I just went back and reread Steve Jobs’ letter about the future of music. Jobs’ clout is amazing. The letter is two weeks old and people are still talking about it. But amid all the blather no one has focused on what I think is the critical issue about iTunes and the labels: It’s not DRM that is keeping iTunes from selling more music. –a sharing limit of four friends for each song allows for a lot of music sharing – it’s that the sound quality of iTunes music stinks.
Sound quality? Yep. When you download music from iTunes you don’t get CD
quality music, you get a digital file that has been squished within an inch of
its life. A typical CD contains about 800MB of music. Buy the same music on
iTunes, and it’s only about 80 MB. Indeed, there is a whole industry devoted to
compressing music so that listeners don’t notice the difference between the
squished thing and the real thing.
Five years ago Jobs gambled correctly that this 10:1 compression was the
best of all worlds: The music wasn’t CD quality but better than radio and
certainly good enough to be played through headphones on an iPod. Meanwhile,
the music files themselves were small enough to be downloaded quickly and not
take up a lot of precious storage space.
But that was back when a 5gb iPod sold for $400, when most didn’t have
broadband connections at home and when the idea of playing iTunes music through
crappy iPod headphones seemed like a luxury.
Today, $400 gets you a 60 gb iPod that holds your entire music library. And
instead of just being happy we can listen to our music on the bus to work, we
also want to plug our iPods into our fancy stereos. That’s where things start
to break down. Play iTunes music through quality speakers and you quickly
realize you’d rather listen to a CD.
So why after five years and a flurry of hardware and software innovation
that is a marvel to watch, hasn’t Jobs done anything to fix this? After
all, you can rip your music – as I have – using Apple’s so called lossless
technology, and it sounds just like the CD. But you can’t download music off
iTunes that way.
Does Jobs think consumers won’t pay a premium for it? I doubt it. I
don’t buy music off iTunes now because the quality is lousy. But offer me CD
quality music on iTunes and I’d pay $1.50 a song.
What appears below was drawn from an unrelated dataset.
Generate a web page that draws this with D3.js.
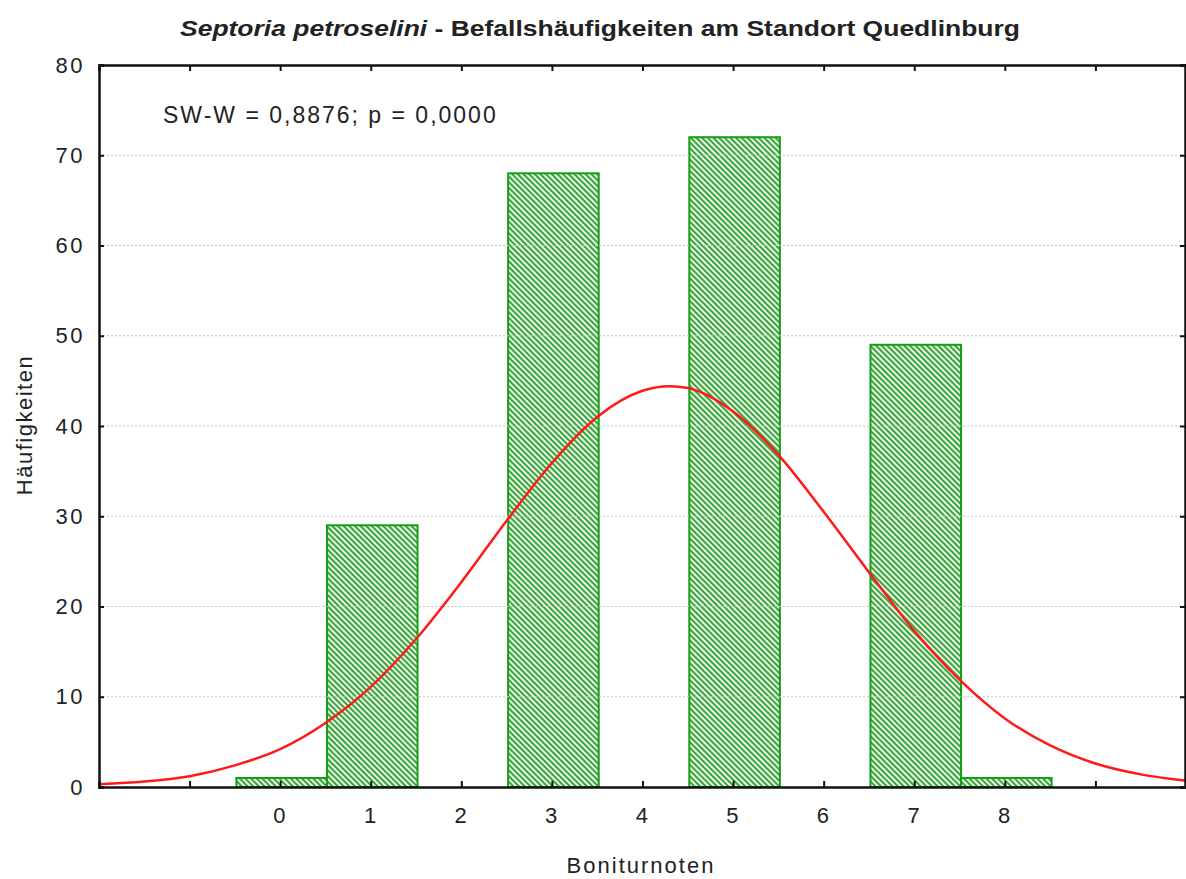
<!DOCTYPE html>
<html>
<head>
<meta charset="utf-8">
<script src="https://cdn.jsdelivr.net/npm/d3@7"></script>
<style>
  html, body { margin: 0; padding: 0; background: #fff; }
  svg { display: block; font-family: "Liberation Sans", Arial, sans-serif; }
</style>
</head>
<body>
<svg id="chart" width="1186" height="879"></svg>
<script>
// ---- data ----
const categories = [0, 1, 2, 3, 4, 5, 6, 7, 8];
const counts     = [1, 29, 0, 68, 0, 72, 0, 49, 1];
const xTickValues = [-1, 0, 1, 2, 3, 4, 5, 6, 7, 8, 9];
const xTickLabels = ["", "0", "1", "2", "3", "4", "5", "6", "7", "8", ""];
const yTickValues = [0, 10, 20, 30, 40, 50, 60, 70, 80];
// fitted normal curve
const curveX = [-2, -1.5, -1, -0.5, 0, 0.5, 1, 1.5, 2, 2.5, 3, 3.5, 4, 4.3, 4.5, 5, 5.5, 6, 6.5, 7, 7.5, 8, 8.5, 9, 9.5, 10];
const curveY = [0.3, 0.6, 1.2, 2.4, 4.2, 7.1, 11.1, 16.4, 22.7, 29.5, 35.9, 41.0, 43.9, 44.4, 44.2, 41.6, 36.8, 30.5, 23.8, 17.3, 11.9, 7.6, 4.6, 2.6, 1.4, 0.7];
const titleItalic = "Septoria petroselini";
const titleRest = " - Befallshäufigkeiten am Standort Quedlinburg";
const statText = "SW-W = 0,8876; p = 0,0000";
const xLabel = "Boniturnoten";
const yLabel = "Häufigkeiten";

(function () {
// ---- layout ----
const svg = d3.select("#chart");
const L = 99, R = 1186, T = 65, B = 787;
const x = d3.scaleLinear().domain([-2, 10]).range([L, R]);
const y = d3.scaleLinear().domain([0, 80]).range([B, T]);
const textColor = "#222";

// hatch pattern ("\" direction)
const defs = svg.append("defs");
const pat = defs.append("pattern")
  .attr("id", "hatch").attr("patternUnits", "userSpaceOnUse")
  .attr("width", 4).attr("height", 4)
  .attr("patternTransform", "rotate(45)");
pat.append("rect").attr("width", 4).attr("height", 4).attr("fill", "#e9f6e9");
pat.append("rect").attr("width", 4).attr("height", 2).attr("fill", "#3aa63a");

// bars
svg.append("g").selectAll("rect")
  .data(categories.map((c, i) => ({c, v: counts[i]})).filter(d => d.v > 0))
  .join("rect")
  .attr("x", d => x(d.c - 0.5) + 1.5)
  .attr("width", d => x(d.c + 0.5) - x(d.c - 0.5))
  .attr("y", d => y(d.v))
  .attr("height", d => y(0) - y(d.v))
  .attr("fill", "url(#hatch)")
  .attr("stroke", "#14a014")
  .attr("stroke-width", 2);

// grid lines (drawn over bars, light)
svg.append("g").selectAll("line")
  .data(yTickValues.filter(v => v > 0 && v < 80))
  .join("line")
  .attr("x1", L).attr("x2", R)
  .attr("y1", d => y(d)).attr("y2", d => y(d))
  .attr("stroke", "#c4c4c4").attr("stroke-width", 1)
  .attr("stroke-dasharray", "2,2");

// curve
svg.append("path")
  .datum(curveX.map((v, i) => [v, curveY[i]]))
  .attr("d", d3.line().x(d => x(d[0])).y(d => y(d[1])).curve(d3.curveMonotoneX))
  .attr("fill", "none")
  .attr("stroke", "#ff1a1a")
  .attr("stroke-width", 2.5);

// axes
const axisFont = g => g.selectAll("text")
  .attr("font-size", 22).attr("fill", textColor)
  .attr("letter-spacing", 2.5)
  .attr("font-family", "'Liberation Sans', Arial, sans-serif");

const axB = svg.append("g").attr("transform", `translate(0,${B})`)
  .call(d3.axisBottom(x).tickValues(xTickValues)
    .tickFormat((d, i) => xTickLabels[i]).tickSize(-6).tickPadding(20));
axB.call(axisFont);
const axT = svg.append("g").attr("transform", `translate(0,${T})`)
  .call(d3.axisTop(x).tickValues(xTickValues).tickFormat("").tickSize(-6));
const axL = svg.append("g").attr("transform", `translate(${L},0)`)
  .call(d3.axisLeft(y).tickValues(yTickValues).tickSize(-5).tickPadding(14));
axL.call(axisFont);
const axR = svg.append("g").attr("transform", `translate(${R - 1},0)`)
  .call(d3.axisRight(y).tickValues(yTickValues).tickFormat("").tickSize(-5));
[axB, axT, axL, axR].forEach(g => {
  g.selectAll(".tick line").attr("stroke", "#111").attr("stroke-width", 2);
  g.select(".domain").attr("stroke", "#111").attr("stroke-width", 2.5);
});

// title
const title = svg.append("text")
  .attr("x", 600).attr("y", 36)
  .attr("text-anchor", "middle")
  .attr("font-size", 22).attr("font-weight", "bold").attr("fill", textColor)
  .attr("textLength", 840).attr("lengthAdjust", "spacingAndGlyphs");
title.append("tspan").attr("font-style", "italic").text(titleItalic);
title.append("tspan").text(titleRest);

// statistic annotation
svg.append("text")
  .attr("x", 163).attr("y", 123)
  .attr("font-size", 23).attr("fill", textColor)
  .attr("letter-spacing", 2)
  .text(statText);

// axis labels
svg.append("text")
  .attr("x", 641).attr("y", 873)
  .attr("text-anchor", "middle")
  .attr("font-size", 22).attr("fill", textColor)
  .attr("letter-spacing", 2)
  .text(xLabel);
svg.append("text")
  .attr("transform", "translate(32,425) rotate(-90)")
  .attr("text-anchor", "middle")
  .attr("font-size", 22).attr("fill", textColor)
  .attr("letter-spacing", 1.5)
  .text(yLabel);
})();
</script>
</body>
</html>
No, I think Jobs’ deal with the labels keeps him from offering consumers
what they want either because there are glitches with using
Apple’s DRM technology with CD quality downloads or because the labels in their
misguided way believe they will make more money having us buy physical CDs from
Amazon than digital music from Jobs.
What does a guy like Jobs do when he can’t immediately negotiate himself out
a jam? He gains some leverage by, say, reminding the world what a bunch of
stupid, greedy bastards the labels are. I think if you want to really
understand the motivations behind Jobs’ memo, you would do well to start here.